Dear Tatjana,
What you need for information from your suppliers depends on:
1) the products they are supplying to you,
2) the risks you have identified,
3) the standard you are certificated,
4) the standard the supplier is certificated and
5) legal requirements.
For ALL products, ingredients, raw materials and packaging materials you will need a thoroughly product specification indicating at least product description, ingredients, treatment, storage conditions, allergens, GMO statement (can also be a separate document), shelf life, microbiological parameters and chemical parameters.
From ALL suppliers you need name, address, phone number, contacts, etc. and you need to have evidence of your approval. If in your procedure supplier approval is stated that you approve your suppliers based on valid certificates, these should be present. If you approve suppliers based on audit reports, these should be present. Etc
Further you might want to know who you need to be contacted in case of emergency or recall. Within and outside operating hours.
ad 1) depending on the products or services you might need more information based on your risk assessment or based on legal requirements.
ad 2) depending on your own hazard identification and risk assessment, you need information from your supplier how he has covered the hazards/risks. E.g. if you are buying processed vegetables and you have identified the hazard of pesticide in this raw material/product, you might want information from the supplier how he has covered this hazard. Perhaps you might also want to know, based on your hazard identification/risk assessment, if there is a metal detector or Xray and on what limits it is set. If you have a thoroughly working metal detector yourself, this information might not be relevant to you.
Ad 3) the standards have requirements on the information you want from your suppliers. E.g. BRC is requiring food grade statements for packaging materials and other materials in contact with your products, contracts with service suppliers, audit report or certificate from raw material suppliers, etc. (note: issue 7 want you to know the allergen status of lubrications (4.7.6)) in general GFSI standards wants your suppliers to be certificated against GFSI certificate.
Ad 4) If your supplier is ISO 22000 or HACCP certificated. You only know that they have a HACCP based management system. You have no information for this suppliers regarding preventing metal contamination, sample plans etc. You might want this information depending on 2 and 3 above.
If your supplier is ISO 9001 certificated you only know they have a quality management system. HACCP would not have to be part of this.
Ad 5) depending on the type of product, there are legal requirements. E.g. approval to supply within Europe (facility code) for meat, fish and dairy. Histamine analyse reports for Tuna, Aflatocin analyse reports for peanuts, etc.
Regarding certificates. If you are approving your suppliers by certificates. You need to check the validity of the certificates. A possibility is to request a copy of the new certificate if the old one is expired. There seems to be a lot of false certificates and to be honest, I am sure that I myself, without any specific knowledge of graphic design, can make a false certificate.
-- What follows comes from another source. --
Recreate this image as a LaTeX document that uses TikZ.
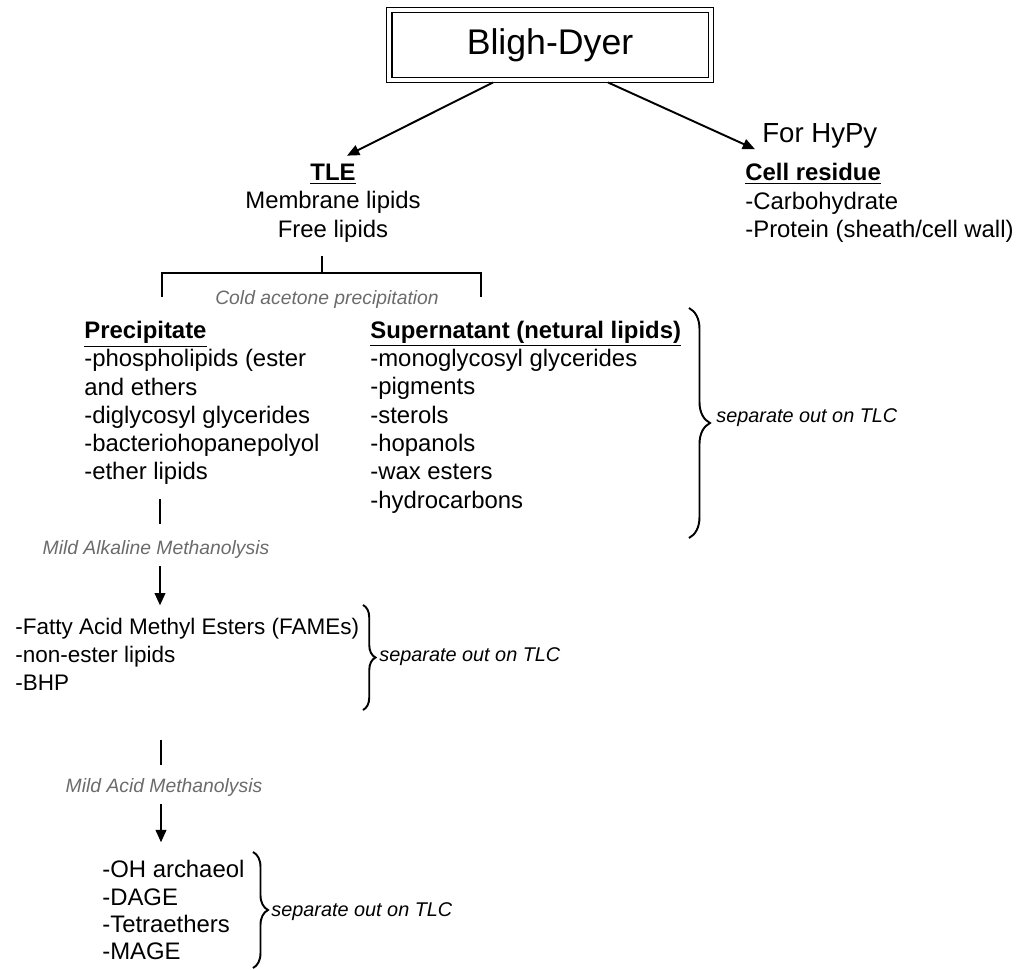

Therefore it is better and easier to check this on the website of the standard owners. E.g. for Global Gap and BRC the directories are public accessible and easy in use. IFS portal is AFAIK only accessible for IFS certificated companies. I have no information about other standards.
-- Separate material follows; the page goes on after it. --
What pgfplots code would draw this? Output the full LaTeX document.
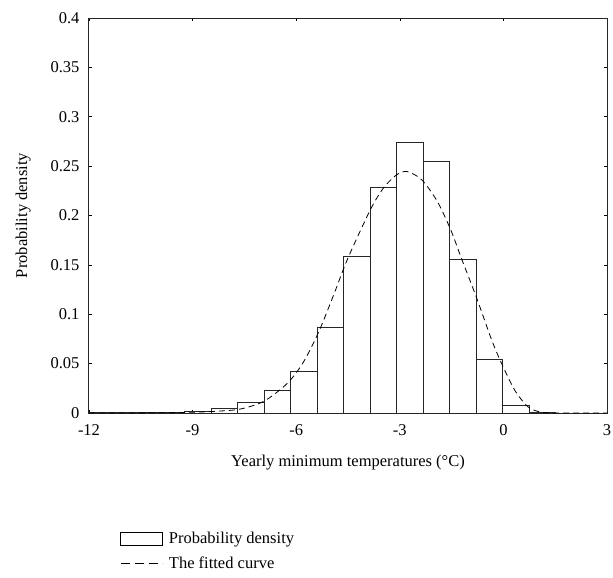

If you receive certificates from suppliers, please check if the products supplied to you, fit in the scope of the certificate and if the address of the certificate is indeed the address of the facility producing the products you buy.
Regarding frequency of requesting this information from your supplier:
Some information does not change and there might be no need to ask for this more than once in a couple of years. E.g. contract, contact persons, EG-approval numbers. GFSI certificates have a validity of 1 year, so you need to refresh the information annually, by asking your supplier or by checking on directories of the standard owners.
Specifications need to be actual and correct. These have to be updated every time the product change or if legal requirements change. Next to this, it is common, if the product is not changed, to ask for a updated specification at least every 3 years.